Begin with the first line of the material and copy each line word for word through the line that contains "import matplotlib.pyplot as plt"; the pictures are left out.

Begin Exercise material

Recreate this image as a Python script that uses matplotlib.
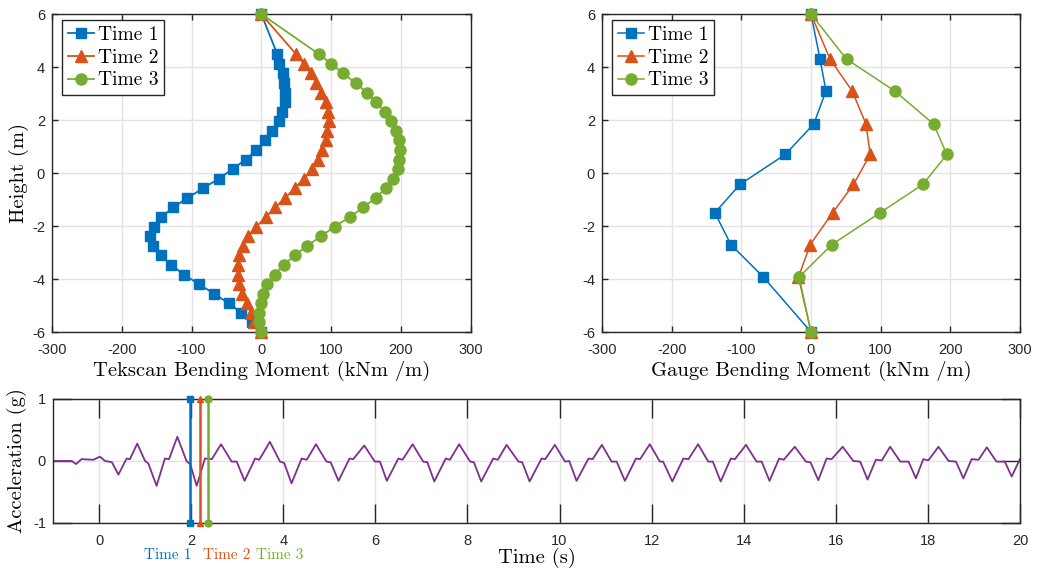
import matplotlib
matplotlib.use("Agg")
import matplotlib.pyplot as plt

# Tekscan sensor profile (height in m, bending moment in kNm/m)
tek_height = [6.0, 4.48, 4.12, 3.76, 3.40, 3.04, 2.67, 2.31, 1.95, 1.59, 1.23, 0.87,
              0.51, 0.15, -0.21, -0.57, -0.94, -1.30, -1.66, -2.02, -2.38, -2.74,
              -3.10, -3.47, -3.83, -4.19, -4.55, -4.91, -5.27, -5.63, -6.0]
tek_time1 = [0, 23, 25.5, 31, 33, 34, 34, 30, 25, 15.5, 5.5, -7, -22.6, -41, -61, -83,
             -106, -126, -143.5, -154, -160, -155, -144, -129, -111, -89.5, -68, -47,
             -29, -14, 0]
tek_time2 = [0, 50, 61, 71, 79, 86, 92, 96, 97, 94, 93, 87, 81, 73, 61, 48, 34, 20, 6.5,
             -7, -19, -26, -32, -33, -33, -32, -28, -21, -15, -10, 0]
tek_time3 = [0, 83, 100.5, 117, 135, 151, 165, 177, 186.5, 193.7, 198, 199.4, 198, 196,
             189, 178, 164, 146, 127, 105, 86, 66, 48, 32, 19, 8, 2.6, -1, -3, -3, 0]

# strain gauge profile
gauge_height = [6.0, 4.3, 3.1, 1.85, 0.7, -0.43, -1.5, -2.7, -3.92, -6.0]
gauge_time1 = [0, 13, 21.5, 4, -37, -102, -138, -115, -68.6, 0]
gauge_time2 = [0, 27.3, 59, 79, 85, 61, 31, -1, -18, 0]
gauge_time3 = [0, 51, 120, 176, 195, 160.6, 99, 30, -17, 0]

# acceleration record
acc_t = [-1.0, -0.59, -0.50, -0.38, -0.12, 0.02, 0.13, 0.28, 0.42, 0.60, 0.67, 0.83,
         1.0, 1.07, 1.25, 1.43, 1.52, 1.70, 1.90, 1.98, 2.12, 2.30, 2.45, 2.65,
         2.88, 2.99, 3.16, 3.39, 3.48, 3.71, 3.93, 4.02, 4.18, 4.40, 4.51, 4.71,
         4.94, 5.03, 5.20, 5.44, 5.52, 5.76, 5.99, 6.10, 6.25, 6.50, 6.59, 6.81,
         7.04, 7.13, 7.28, 7.53, 7.62, 7.82, 8.06, 8.14, 8.30, 8.56, 8.66, 8.85,
         9.11, 9.19, 9.35, 9.61, 9.69, 9.90, 10.12, 10.21, 10.37, 10.63, 10.72, 10.92,
         11.13, 11.24, 11.42, 11.66, 11.75, 11.96, 12.18, 12.25, 12.45, 12.69, 12.80, 13.01,
         13.23, 13.33, 13.50, 13.72, 13.81, 14.05, 14.28, 14.39, 14.56, 14.77, 14.87, 15.11,
         15.35, 15.45, 15.62, 15.80, 15.91, 16.15, 16.38, 16.53, 16.69, 16.87, 17.00, 17.18,
         17.40, 17.58, 17.74, 17.90, 18.01, 18.23, 18.45, 18.61, 18.77, 18.95, 19.10, 19.28,
         19.49, 19.67, 19.82, 20.0]
acc_g = [0.0, 0.0, -0.05, 0.03, 0.02, 0.07, 0.0, -0.02, -0.22, 0.04, 0.03, 0.28,
         0.0, -0.04, -0.40, 0.04, 0.03, 0.39, 0.0, -0.05, -0.40, 0.04, 0.03, 0.27,
         -0.01, -0.01, -0.32, 0.04, 0.02, 0.31, -0.01, -0.03, -0.36, 0.04, 0.02, 0.27,
         -0.01, -0.02, -0.32, 0.04, 0.03, 0.25, -0.01, -0.01, -0.32, 0.04, 0.02, 0.27,
         -0.01, -0.02, -0.33, 0.04, 0.02, 0.27, -0.01, -0.02, -0.33, 0.04, 0.02, 0.26,
         -0.01, -0.02, -0.33, 0.04, 0.03, 0.26, -0.01, 0.0, -0.32, 0.04, 0.03, 0.26,
         -0.01, -0.01, -0.32, 0.04, 0.03, 0.27, -0.01, -0.01, -0.33, 0.04, 0.03, 0.27,
         -0.01, -0.01, -0.33, 0.04, 0.03, 0.26, -0.01, -0.01, -0.32, 0.04, 0.02, 0.23,
         -0.01, -0.02, -0.31, 0.04, 0.03, 0.23, 0.0, -0.01, -0.30, 0.02, 0.01, 0.23,
         -0.01, -0.01, -0.28, 0.03, 0.01, 0.23, 0.0, -0.01, -0.28, 0.03, 0.02, 0.22,
         -0.01, -0.01, -0.25, 0.03]

# snapshot times (s)
snap_labels = ["Time 1", "Time 2", "Time 3"]
snap_times = [1.98, 2.20, 2.37]

blue = "#0072BD"
orange = "#D95319"
green = "#77AC30"
purple = "#7E2F8E"
colors = [blue, orange, green]
markers = ["s", "^", "o"]
msizes = [7, 8.5, 8]

plt.rcParams["font.family"] = "Liberation Sans"
plt.rcParams["axes.unicode_minus"] = False
serif = "cmr10"

fig = plt.figure(figsize=(10.39, 5.77), dpi=100)
ax1 = fig.add_axes([0.050, 0.4246, 0.403, 0.551])
ax2 = fig.add_axes([0.5794, 0.4246, 0.4023, 0.551])
ax3 = fig.add_axes([0.051, 0.0936, 0.9307, 0.2149])


def style(ax, ticklen):
    ax.grid(True, color="#e3e3e3", linewidth=1.0)
    ax.set_axisbelow(True)
    ax.tick_params(direction="in", top=True, right=True, length=ticklen, width=1,
                   labelsize=10.5, color="#262626", labelcolor="#262626")
    ax.tick_params(axis="x", pad=8)
    ax.tick_params(axis="y", pad=5)
    for s in ax.spines.values():
        s.set_color("#262626")
        s.set_linewidth(1.0)


def add_legend(ax):
    leg = ax.legend(loc="upper left", bbox_to_anchor=(0.024, 0.981), borderaxespad=0,
                    prop={"family": serif, "size": 14}, fancybox=False,
                    edgecolor="#262626", framealpha=1, handlelength=1.35, borderpad=0.3,
                    labelspacing=0.25, handletextpad=0.2)
    leg.get_frame().set_linewidth(1.0)


tek_series = [tek_time1, tek_time2, tek_time3]
for vals, c, m, ms, lab in zip(tek_series, colors, markers, msizes, snap_labels):
    ax1.plot(vals, tek_height, color=c, marker=m, markersize=ms, lw=1.3, label=lab,
             clip_on=False, zorder=3)
ax1.set_xlim(-300, 300)
ax1.set_ylim(-6, 6)
ax1.set_xticks(range(-300, 301, 100))
ax1.set_yticks(range(-6, 7, 2))
ax1.set_xlabel("Tekscan Bending Moment (kNm /m)", fontfamily=serif, fontsize=14.8, labelpad=3)
ax1.set_ylabel("Height (m)", fontfamily=serif, fontsize=14.8, labelpad=2)
style(ax1, 4)
add_legend(ax1)

gauge_series = [gauge_time1, gauge_time2, gauge_time3]
for vals, c, m, ms, lab in zip(gauge_series, colors, markers, msizes, snap_labels):
    ax2.plot(vals, gauge_height, color=c, marker=m, markersize=ms, lw=1.1, label=lab,
             clip_on=False, zorder=3)
ax2.set_xlim(-300, 300)
ax2.set_ylim(-6, 6)
ax2.set_xticks(range(-300, 301, 100))
ax2.set_yticks(range(-6, 7, 2))
ax2.set_xlabel("Gauge Bending Moment (kNm /m)", fontfamily=serif, fontsize=14.8, labelpad=3)
style(ax2, 4)
add_legend(ax2)

ax3.plot(acc_t, acc_g, color=purple, lw=1.3, zorder=2, solid_joinstyle="round")
for tt, c, m in zip(snap_times, colors, markers):
    ax3.plot([tt, tt], [-1, 1], color=c, marker=m, markersize=5, lw=1.8, clip_on=False,
             zorder=3)
ax3.set_xlim(-1, 20)
ax3.set_ylim(-1, 1)
ax3.set_xticks(range(0, 21, 2))
ax3.set_yticks([-1, 0, 1])
ax3.set_xlabel("Time (s)", fontfamily=serif, fontsize=14.8, labelpad=0)
ax3.set_ylabel("Acceleration (g)", fontfamily=serif, fontsize=14.8, labelpad=4)
style(ax3, 14)

# coloured snapshot names under the time axis
ax3.text(snap_times[0] + 0.02, -1.4, snap_labels[0], color=blue, ha="right", va="top",
         fontfamily=serif, fontsize=11, transform=ax3.transData)
ax3.text(snap_times[1] + 0.05, -1.4, snap_labels[1], color=orange, ha="left", va="top",
         fontfamily=serif, fontsize=11, transform=ax3.transData)
ax3.text(3.40, -1.4, snap_labels[2], color=green, ha="left", va="top",
         fontfamily=serif, fontsize=11, transform=ax3.transData)

fig.savefig("out.png", dpi=100)
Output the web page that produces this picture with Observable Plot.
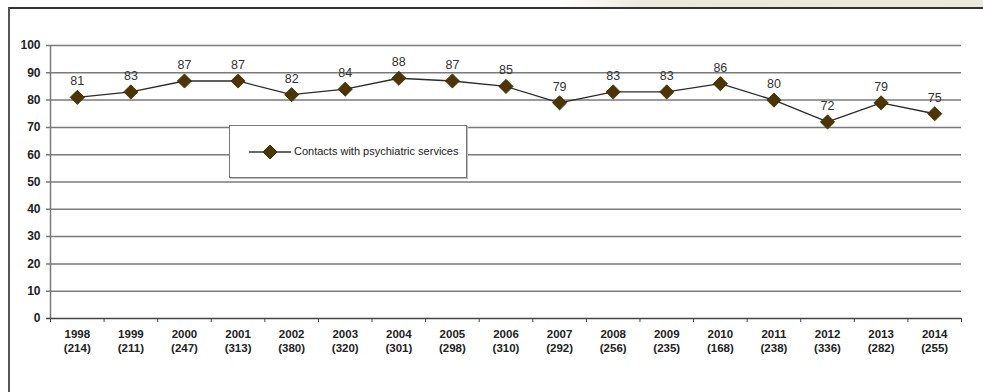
<!DOCTYPE html>
<html>
<head>
<meta charset="utf-8">
<script src="https://cdn.jsdelivr.net/npm/d3@7"></script>
<script src="https://cdn.jsdelivr.net/npm/@observablehq/plot@0.6"></script>
<style>
  html, body { margin: 0; padding: 0; background: #fff; overflow: hidden; width: 983px; height: 392px; }
  #wrap { position: relative; width: 983px; height: 392px; overflow: hidden; font-family: "Liberation Sans", Arial, sans-serif; }
  #strip { position: absolute; left: 0; top: 0; width: 983px; height: 7px;
           background: linear-gradient(to right, #ffffff 0px, #ffffff 560px, #ece9dd 640px, #ebe8dc 983px); }
  #frame { position: absolute; left: 8px; top: 7px; width: 975px; height: 385px;
           border-left: 2px solid #555; border-top: 2px solid #333; box-sizing: border-box; }
  #chart { position: absolute; left: 0; top: 0; line-height: 0; }
  #legend { position: absolute; left: 229px; top: 125px; width: 238px; height: 53px; box-sizing: border-box;
            background: #fff; border: 1px solid #777; box-shadow: 1px 1px 0 #bbb;
            font-size: 11px; color: #222; }
  #legend svg { position: absolute; left: 19px; top: 18px; }
  #legend span { position: absolute; left: 64px; top: 19px; white-space: nowrap; }
</style>
</head>
<body>
<div id="wrap">
  <div id="strip"></div>
  <div id="chart"></div>
  <div id="frame"></div>
  <div id="legend">
    <svg width="44" height="16"><line x1="0" y1="8" x2="42" y2="8" stroke="#333" stroke-width="1.3"/><path d="M21,1 L28,8 L21,15 L14,8 Z" fill="#4b3600" stroke="#3a2a00"/></svg>
    <span id="legendText"></span>
  </div>
</div>
<script>
const years = ["1998","1999","2000","2001","2002","2003","2004","2005","2006","2007","2008","2009","2010","2011","2012","2013","2014"];
const counts = [214,211,247,313,380,320,301,298,310,292,256,235,168,238,336,282,255];
const values = [81,83,87,87,82,84,88,87,85,79,83,83,86,80,72,79,75];
const yTicks = [0,10,20,30,40,50,60,70,80,90,100];
const seriesName = "Contacts with psychiatric services";

document.getElementById("legendText").textContent = seriesName;

const data = years.map((y, i) => ({year: y, idx: i + 0.5, value: values[i], n: counts[i]}));
const boundaries = d3.range(years.length + 1);

const plot = Plot.plot({
  width: 983,
  height: 392,
  marginLeft: 50,
  marginRight: 22,
  marginTop: 45,
  marginBottom: 74,
  style: {fontFamily: "'Liberation Sans', Arial, sans-serif", background: "transparent"},
  x: {type: "linear", domain: [0, years.length]},
  y: {domain: [0, 100]},
  marks: [
    Plot.ruleY(yTicks.filter(d => d > 0), {stroke: "#7a7a7a", strokeWidth: 1.5, strokeOpacity: 1, insetLeft: -4}),
    Plot.ruleX([0], {stroke: "#7a7a7a", strokeWidth: 1.5}),
    Plot.ruleY([0], {stroke: "#444", strokeWidth: 1.5, insetLeft: -4}),
    Plot.axisY({ticks: yTicks, tickSize: 0, tickPadding: 10, fontWeight: "bold", fontSize: 12, fill: "#222", label: null}),
    Plot.axisX({ticks: boundaries, tickSize: 4, tickFormat: () => "", stroke: "#444", label: null}),
    Plot.axisX({ticks: data.map(d => d.idx), tickSize: 0, tickPadding: 9,
      tickFormat: (d) => { const i = Math.round(d - 0.5); return years[i] + "\n(" + counts[i] + ")"; },
      fontWeight: "bold", fontSize: 11.5, fill: "#222", label: null, lineHeight: 1.25}),
    Plot.line(data, {x: "idx", y: "value", stroke: "#2b2b2b", strokeWidth: 1.3}),
    Plot.dot(data, {x: "idx", y: "value", symbol: "diamond2", r: 6.4, fill: "#4b3600", stroke: "#3a2a00", strokeWidth: 0.8}),
    Plot.text(data, {x: "idx", y: "value", text: d => String(d.value), dy: -16, fontSize: 12.5, fill: "#333"})
  ]
});
document.getElementById("chart").appendChild(plot);
</script>
</body>
</html>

End Exercise material

● Task response
Recreate this image as a Python script that uses matplotlib.
import matplotlib
matplotlib.use("Agg")
import matplotlib.pyplot as plt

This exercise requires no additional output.